Work instructions =
Reproduce all the material exactly, minus any pictures it holds.
───── Material provided
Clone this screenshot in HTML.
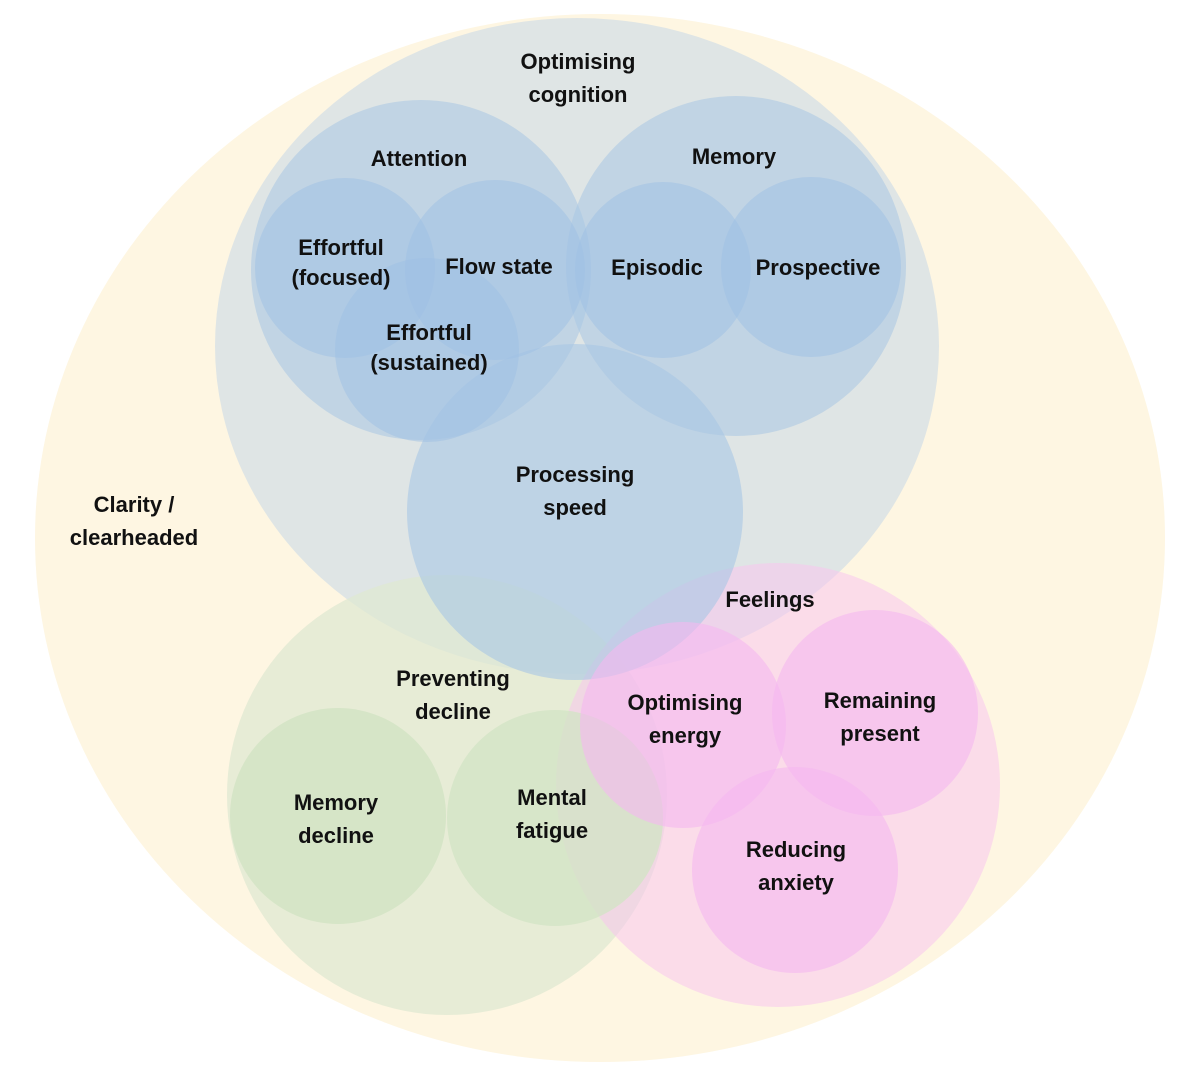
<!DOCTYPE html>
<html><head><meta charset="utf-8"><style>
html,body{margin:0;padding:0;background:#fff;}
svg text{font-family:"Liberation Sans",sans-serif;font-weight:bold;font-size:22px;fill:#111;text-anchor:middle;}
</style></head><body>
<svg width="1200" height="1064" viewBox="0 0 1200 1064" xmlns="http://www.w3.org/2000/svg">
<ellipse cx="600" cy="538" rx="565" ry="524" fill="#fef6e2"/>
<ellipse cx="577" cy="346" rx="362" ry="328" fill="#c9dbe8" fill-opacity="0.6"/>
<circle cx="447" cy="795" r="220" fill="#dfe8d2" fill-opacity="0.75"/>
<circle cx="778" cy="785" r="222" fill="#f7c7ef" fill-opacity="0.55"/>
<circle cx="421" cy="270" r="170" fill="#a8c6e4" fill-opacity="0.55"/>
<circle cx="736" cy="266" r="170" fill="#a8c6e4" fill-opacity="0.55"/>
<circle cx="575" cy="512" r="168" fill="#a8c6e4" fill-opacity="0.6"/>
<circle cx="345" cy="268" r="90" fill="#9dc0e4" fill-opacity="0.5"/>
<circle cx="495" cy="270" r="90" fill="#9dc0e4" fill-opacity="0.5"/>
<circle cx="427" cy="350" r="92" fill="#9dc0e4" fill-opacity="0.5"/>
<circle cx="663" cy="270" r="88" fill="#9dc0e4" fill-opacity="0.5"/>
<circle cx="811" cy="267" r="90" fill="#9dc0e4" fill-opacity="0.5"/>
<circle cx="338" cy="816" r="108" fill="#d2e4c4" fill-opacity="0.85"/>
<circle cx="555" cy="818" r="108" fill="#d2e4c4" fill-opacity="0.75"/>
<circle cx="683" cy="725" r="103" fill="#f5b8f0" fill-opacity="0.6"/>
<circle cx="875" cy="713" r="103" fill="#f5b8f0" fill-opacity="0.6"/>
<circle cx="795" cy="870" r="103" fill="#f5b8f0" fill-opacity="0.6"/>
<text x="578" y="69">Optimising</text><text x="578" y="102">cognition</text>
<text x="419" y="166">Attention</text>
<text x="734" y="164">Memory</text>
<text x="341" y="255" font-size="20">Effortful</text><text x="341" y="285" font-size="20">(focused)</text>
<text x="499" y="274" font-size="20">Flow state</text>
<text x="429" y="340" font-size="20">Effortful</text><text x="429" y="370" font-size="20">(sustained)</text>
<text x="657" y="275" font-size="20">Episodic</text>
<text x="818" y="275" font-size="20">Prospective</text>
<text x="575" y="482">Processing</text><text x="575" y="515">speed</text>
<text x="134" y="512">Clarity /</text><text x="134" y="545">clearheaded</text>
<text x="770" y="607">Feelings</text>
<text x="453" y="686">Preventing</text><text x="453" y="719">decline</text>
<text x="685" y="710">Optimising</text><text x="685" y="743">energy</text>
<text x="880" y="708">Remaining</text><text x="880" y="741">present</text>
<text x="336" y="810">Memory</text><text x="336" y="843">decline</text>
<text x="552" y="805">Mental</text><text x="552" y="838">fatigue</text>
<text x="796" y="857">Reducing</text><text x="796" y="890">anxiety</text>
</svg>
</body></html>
──────────
Solution below =
Clone this screenshot in HTML.
<!DOCTYPE html>
<html><head><meta charset="utf-8"><style>
html,body{margin:0;padding:0;background:#fff;}
svg text{font-family:"Liberation Sans",sans-serif;font-weight:bold;font-size:22px;fill:#111;text-anchor:middle;}
</style></head><body>
<svg width="1200" height="1064" viewBox="0 0 1200 1064" xmlns="http://www.w3.org/2000/svg">
<ellipse cx="600" cy="538" rx="565" ry="524" fill="#fef6e2"/>
<ellipse cx="577" cy="346" rx="362" ry="328" fill="#c9dbe8" fill-opacity="0.6"/>
<circle cx="447" cy="795" r="220" fill="#dfe8d2" fill-opacity="0.75"/>
<circle cx="778" cy="785" r="222" fill="#f7c7ef" fill-opacity="0.55"/>
<circle cx="421" cy="270" r="170" fill="#a8c6e4" fill-opacity="0.55"/>
<circle cx="736" cy="266" r="170" fill="#a8c6e4" fill-opacity="0.55"/>
<circle cx="575" cy="512" r="168" fill="#a8c6e4" fill-opacity="0.6"/>
<circle cx="345" cy="268" r="90" fill="#9dc0e4" fill-opacity="0.5"/>
<circle cx="495" cy="270" r="90" fill="#9dc0e4" fill-opacity="0.5"/>
<circle cx="427" cy="350" r="92" fill="#9dc0e4" fill-opacity="0.5"/>
<circle cx="663" cy="270" r="88" fill="#9dc0e4" fill-opacity="0.5"/>
<circle cx="811" cy="267" r="90" fill="#9dc0e4" fill-opacity="0.5"/>
<circle cx="338" cy="816" r="108" fill="#d2e4c4" fill-opacity="0.85"/>
<circle cx="555" cy="818" r="108" fill="#d2e4c4" fill-opacity="0.75"/>
<circle cx="683" cy="725" r="103" fill="#f5b8f0" fill-opacity="0.6"/>
<circle cx="875" cy="713" r="103" fill="#f5b8f0" fill-opacity="0.6"/>
<circle cx="795" cy="870" r="103" fill="#f5b8f0" fill-opacity="0.6"/>
<text x="578" y="69">Optimising</text><text x="578" y="102">cognition</text>
<text x="419" y="166">Attention</text>
<text x="734" y="164">Memory</text>
<text x="341" y="255" font-size="20">Effortful</text><text x="341" y="285" font-size="20">(focused)</text>
<text x="499" y="274" font-size="20">Flow state</text>
<text x="429" y="340" font-size="20">Effortful</text><text x="429" y="370" font-size="20">(sustained)</text>
<text x="657" y="275" font-size="20">Episodic</text>
<text x="818" y="275" font-size="20">Prospective</text>
<text x="575" y="482">Processing</text><text x="575" y="515">speed</text>
<text x="134" y="512">Clarity /</text><text x="134" y="545">clearheaded</text>
<text x="770" y="607">Feelings</text>
<text x="453" y="686">Preventing</text><text x="453" y="719">decline</text>
<text x="685" y="710">Optimising</text><text x="685" y="743">energy</text>
<text x="880" y="708">Remaining</text><text x="880" y="741">present</text>
<text x="336" y="810">Memory</text><text x="336" y="843">decline</text>
<text x="552" y="805">Mental</text><text x="552" y="838">fatigue</text>
<text x="796" y="857">Reducing</text><text x="796" y="890">anxiety</text>
</svg>
</body></html>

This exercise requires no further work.